Reading this argument, it occurred to me that recent Goan history offers great examples of the “brahmin double” over various generations. A previous column discussed Varde Valaulikar’s response to Raghunath Talwadkar. Valaulikar’s proposed that the Saraswat caste embrace the Konkani language as their mother-tongue while Talwadkar opposed this proposal pointing to the language’s association with lower classes, and castes, and with “defiled” Christians such as José Gerson da Cunha. As pointed out in that column, Valaulikar’s response was not to condemn Talwadkar’s blatant casteism. Rather, he offered the suggestion that in fact the Catholic missionaries had learned Konkani from brahmins, and that da Cunha himself was a brahmin. In this equation, Talwadkar gets castigated as the bad brahmin, and Valaulikar effects the “brahmin double” move by ensuring that brahmin hegemony is not challenged, but rather paves the way for the Saraswat caste and associated caste groups to assert their claim over the Konkani language.

Another argument that I made in the earlier column was to point to the fact that Valaulikar’s project was carried forward by men like Uday Bhembre. To this extent, Uday Bhembre, and his associates, are contemporary embodiments of Valaulikar. Bhembre was a hero of the Konkani language agitation, a legend of his time. He was lionized as the man who went into the meetings of pro-Marathi activists and shouted out loud that Konkani, not Marathi was his mother tongue, at certain risk to his bodily integrity. The more important legend for my argument is his response when asked by pro-Marathi activists; “How can you claim Konkani as your mother tongue when your father claims Marathi as his mother tongue?” Bhembre’s famous response was “But don’t you know that my mother and my father’s mother are not the same person?” In the course of the Konkani language agitation, Bhembre was playing the Brahmin double, and his father, Laxmikant Bhembre, and other brahmins, were cast as the bad brahmins, who could not see that Konkani was the mother tongue of Goa. Through his actions Bhembre junior ensured that he deflected attention away from the fact that the Konkani that he and his companions were pushing was in fact not a Konkani of the bahujan masses, but the Antruzi dialect and the Nagri script, both associated with Valaulikar’s project of brahmin hegemony in Goa.

Today, with the kind of association that Bhembre is making with the RSS against the demands for the recognition of English as a state supported medium of instruction, you have younger Saraswat men who are effecting the strategy of the Brahmin double. Responding with horror to Bhembre’s suggestion, they point out that there are more Hindus than Catholics studying in diocesan schools that have switched from Konkani to English medium. What is interesting is that these arguments do not fracture the meaningless labels of “Christian community” and “Hindu community” invoked by Bhembre and others. This is not surprising given that this group is actively engaged in Hindu reform, a process which neuters dalit-bahujan assertions, and consolidates disparate caste groups into a single Hindu community usually under brahmin leadership or direction. Their rhetoric and activism is never really one of a radical rejection of caste hegemony, but of managing the anger against their caste group and its leadership of the political community Goa.
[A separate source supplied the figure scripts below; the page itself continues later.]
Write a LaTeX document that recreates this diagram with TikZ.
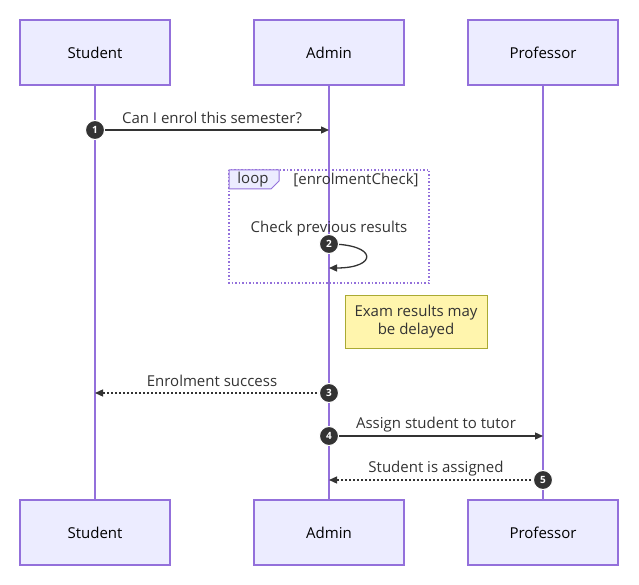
\documentclass[tikz,border=0pt]{standalone}
\usepackage{fontspec}
\setmainfont{Open Sans}
\usetikzlibrary{arrows.meta}
\definecolor{boxf}{HTML}{ECECFF}
\definecolor{boxd}{HTML}{9370DB}
\definecolor{ink}{HTML}{333333}
\definecolor{notef}{HTML}{FFF5AD}
\definecolor{noted}{HTML}{AAAA33}
\begin{document}
\begin{tikzpicture}[x=1pt,y=-1pt,font=\fontsize{15}{18.5}\selectfont,
 actor/.style={draw=boxd,line width=1.2pt,fill=boxf,minimum width=150pt,minimum height=65pt,text=black},
 life/.style={draw=boxd,line width=1.5pt},
 msg/.style={draw=ink,line width=1.3pt,-{Triangle[length=8pt,width=7pt]}},
 rep/.style={msg,dash pattern=on 2pt off 2pt},
 num/.style={circle,fill=ink,draw=white,line width=1pt,text=white,inner sep=0pt,minimum size=19pt,font=\fontsize{10}{11}\bfseries\selectfont},
 lbl/.style={text=ink}]
\useasboundingbox (0,0) rectangle (639,585);
\node[actor] (s1) at (95,52.5) {Student};
\node[actor] (a1) at (329,52.5) {Admin};
\node[actor] (p1) at (543,52.5) {Professor};
\node[actor] (s2) at (95,532.5) {Student};
\node[actor] (a2) at (329,532.5) {Admin};
\node[actor] (p2) at (543,532.5) {Professor};
\draw[life] (s1.south) -- (s2.north);
\draw[life] (a1.south) -- (a2.north);
\draw[life] (p1.south) -- (p2.north);
% loop
\draw[boxd,line width=1.5pt,dotted] (229,170) rectangle (429,283);
\draw[boxd,fill=boxf,line width=1pt] (229,170) -- (279,170) -- (279,181) -- (271,189) -- (229,189) -- cycle;
\node[lbl] (lp) at (253,180) {loop};
\node[lbl] (lc) at (356,180) {[enrolmentCheck]};
% msg 1
\coordinate (m1s) at (95,130); \coordinate (m1e) at (329,130);
\draw[msg] (m1s) -- (m1e);
\node[lbl] (t1) at (212,118) {Can I enrol this semester?};
\node[num] (n1) at (m1s) {1};
% self msg
\coordinate (m2s) at (329,244); \coordinate (m2e) at (329,268);
\draw[msg] (m2s) .. controls (378,244) and (378,268) .. (m2e);
\node[lbl] (t2) at (329,229) {Check previous results};
\node[num] (n2) at (m2s) {2};
% note
\node[draw=noted,line width=1pt,fill=notef,minimum width=142pt,minimum height=53pt,align=center,text=ink] (note) at (416,321.5) {Exam results may\\be delayed};
% msg 3
\coordinate (m3s) at (329,393); \coordinate (m3e) at (95,393);
\draw[rep] (m3s) -- (m3e);
\node[lbl] (t3) at (212,381) {Enrolment success};
\node[num] (n3) at (m3s) {3};
% msg 4
\coordinate (m4s) at (329,436); \coordinate (m4e) at (543,436);
\draw[msg] (m4s) -- (m4e);
\node[lbl] (t4) at (436,425) {Assign student to tutor};
\node[num] (n4) at (m4s) {4};
% msg 5
\coordinate (m5s) at (543,480); \coordinate (m5e) at (329,480);
\draw[rep] (m5s) -- (m5e);
\node[lbl] (t5) at (436,469) {Student is assigned};
\node[num] (n5) at (m5s) {5};
\end{tikzpicture}
\end{document}
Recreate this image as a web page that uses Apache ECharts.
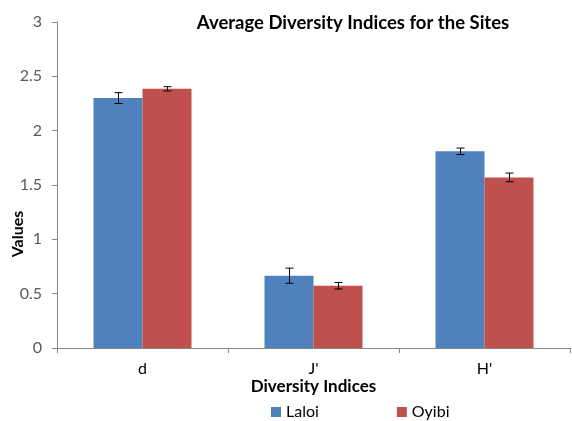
<!DOCTYPE html>
<html>
<head>
<meta charset="utf-8">
<script src="https://cdn.jsdelivr.net/npm/echarts@6/dist/echarts.min.js"></script>
<style>
  html, body { margin: 0; padding: 0; background: #fff; }
  #chart { width: 572px; height: 421px; }
</style>
</head>
<body>
<div id="chart"></div>
<script>
// data
const categories = ['d', "J'", "H'"]
const laloi = [2.30, 0.665, 1.81]
const oyibi = [2.385, 0.573, 1.57]
const laloiErr = [0.05, 0.07, 0.03]
const oyibiErr = [0.02, 0.03, 0.04]
const yTicks = [0, 0.5, 1, 1.5, 2, 2.5, 3]

const BAR_W = 49

// error bar drawn through the category axis; side -1 = left bar, +1 = right bar
function errorSeries(name, vals, errs, side) {
  return {
    type: 'custom',
    name: name + ' err',
    z: 10,
    silent: true,
    data: vals.map((v, i) => [i, v - errs[i], v + errs[i]]),
    renderItem(params, api) {
      const lo = api.coord([api.value(0), api.value(1)])
      const hi = api.coord([api.value(0), api.value(2)])
      const x = Math.round(lo[0] + side * BAR_W / 2) + 0.5
      const cap = 4
      const style = { stroke: '#000', lineWidth: 1 }
      return {
        type: 'group',
        children: [
          { type: 'line', shape: { x1: x, y1: hi[1], x2: x, y2: lo[1] }, style },
          { type: 'line', shape: { x1: x - cap, y1: hi[1], x2: x + cap, y2: hi[1] }, style },
          { type: 'line', shape: { x1: x - cap, y1: lo[1], x2: x + cap, y2: lo[1] }, style }
        ]
      }
    }
  }
}

const chart = echarts.init(document.getElementById('chart'))
chart.setOption({
  animation: false,
  textStyle: { fontFamily: 'Lato, "Open Sans", sans-serif' },
  title: {
    text: 'Average Diversity Indices for the Sites',
    left: 348, top: 9, textAlign: 'center',
    textStyle: { fontSize: 18.5, fontWeight: 'bold', color: '#000', fontFamily: 'Lato, sans-serif' }
  },
  // the Excel axis title sits below the middle of the axis, so place it by hand
  graphic: [{
    type: 'text',
    x: 18, y: 234,
    rotation: Math.PI / 2,
    style: {
      text: 'Values', fontSize: 16, fontWeight: 'bold', fill: '#000',
      fontFamily: 'Lato, sans-serif', align: 'center', verticalAlign: 'middle'
    }
  }],
  legend: {
    data: ['Laloi', 'Oyibi'],
    top: 399, left: 266,
    itemGap: 78,
    itemWidth: 10, itemHeight: 10,
    icon: 'rect',
    textStyle: { fontSize: 16, color: '#000', padding: [0, 0, 0, 0] }
  },
  grid: { left: 57, right: 2, top: 22, bottom: 73, outerBoundsMode: 'none' },
  xAxis: {
    type: 'category',
    data: categories,
    name: 'Diversity Indices',
    nameLocation: 'middle',
    nameGap: 30,
    nameMoveOverlap: false,
    nameTextStyle: { fontSize: 17, fontWeight: 'bold', color: '#000' },
    axisLine: { lineStyle: { color: '#868686' } },
    axisTick: { show: true, length: 5, lineStyle: { color: '#868686' } },
    axisLabel: { fontSize: 16, color: '#000', margin: 13 }
  },
  yAxis: {
    type: 'value',
    min: 0, max: 3, interval: 0.5,
    axisLine: { show: true, lineStyle: { color: '#868686' } },
    axisTick: { show: true, length: 5, lineStyle: { color: '#868686' } },
    splitLine: { show: false },
    axisLabel: {
      fontSize: 16, color: '#595959', margin: 15,
      formatter: v => (yTicks.includes(v) ? String(v) : '')
    }
  },
  series: [
    {
      name: 'Laloi', type: 'bar', data: laloi, barWidth: BAR_W, barGap: '0%',
      itemStyle: { color: '#4F81BD' }
    },
    {
      name: 'Oyibi', type: 'bar', data: oyibi, barWidth: BAR_W, barGap: '0%',
      itemStyle: { color: '#C0504D' }
    },
    errorSeries('Laloi', laloi, laloiErr, -1),
    errorSeries('Oyibi', oyibi, oyibiErr, 1)
  ]
})
</script>
</body>
</html>
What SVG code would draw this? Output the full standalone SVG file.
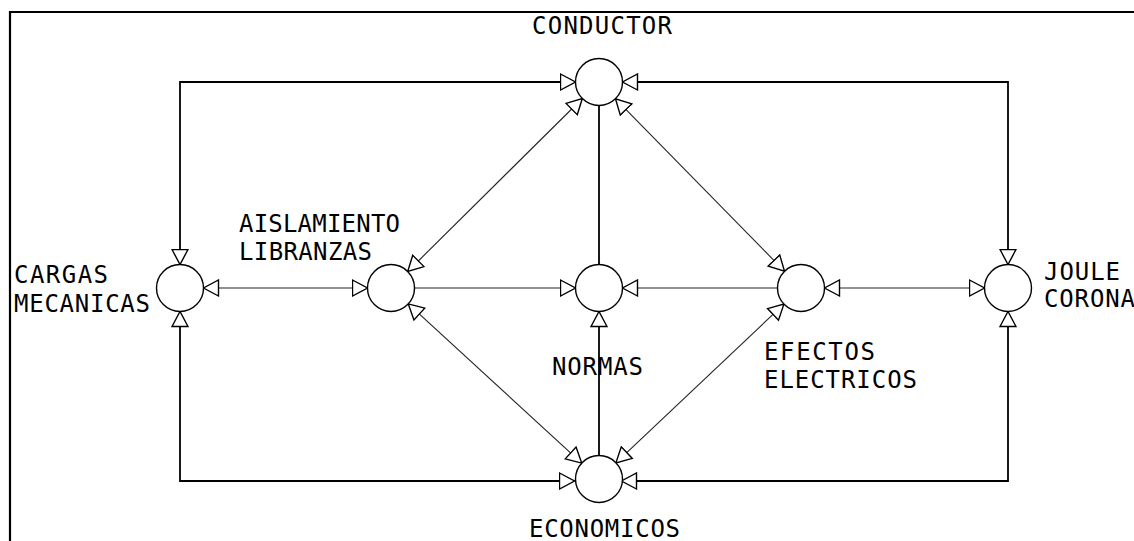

Another touchstone to use for evaluation would be their response to the demand that the Roman script be recognised on par with Nagari Konkani. These secular Saraswat will agree that there is a need for a more “bahujanised” Konkani, but will not budge when it comes to giving equal rights to the Roman script. Thus, what they are doing is trying to make Nagari Konkani, the vehicle of Saraswat hegemony in Goa, more palatable to the bahujans, even while they completely ignore the real issue of Romi Konkani.

It is important to underline that it is not my argument that these men are performing the strategy of the brahmin double deliberately. Very often our actions are determined not by our conscious selves but determined by the milieu in which we are raised. The response, therefore, is not to necessarily condemn these men. Our response ought to be to always be aware of the manner in which the social structure asserts itself, and thus question brahmin saviours, and make these saviours aware of the pernicious politics that they reproduce.